November/December 2016: Volume 17 Number 11/12
29 November 2016. Related: Editorial.
The last issue of HTB this year comes in the shadow of the US elections.
The outcome is highly relevant for global healthcare as it threatens to destabilise many of the foundations that enabled a scientific response to the HIV epidemic.
As the world’s richest country, the US funds most of the essential research into HIV vaccines, cures and preclinical drug development, and leads funding for treatment access in low-income countries.
As well as this, the US in recent years developed a more stable leadership role for human rights based programmes that actively address discrimination and inequality.
The election results led to unprecedented reactions from leading scientific journals including the Lancet, Nature and Science, which are usually removed from Party politics. Post-election editorials and articles are universally fearful of the shift from evidence-based policies threatened by the president-elect and the team he is bringing into office.
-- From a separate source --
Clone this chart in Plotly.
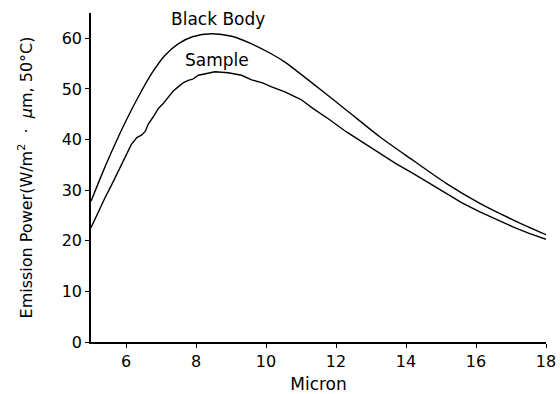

Grounding policies and actions in evidence rather than opinion has been the basis of the best response to the HIV epidemic. This was the theme for the Joep Lange and Jacqueline van Tongeren Memorial Lecture given by Anthony Fauci (head of the US NIAID) that opened the Glasgow conference this year.
We include this talk as a selected webcast and include many other reports from this biennial meeting, and also from the Research for Prevention conference held in Chicago the week before.
Other contents – including new drugs, treatment access and UK PrEP news – fills the rest of this issue.
Perhaps most optimistically, a fifteen-year review of HIV pregnancies among HIV positive women in the UK and Ireland reported similar outcomes as for HIV negative women, and brings a certain hope for a better future.
As with every end-of-year issue, we would like to thank all our readers and supporters who have helped i-Base this year. We wish you the best for the upcoming seasonal celebrations for the New Year ahead.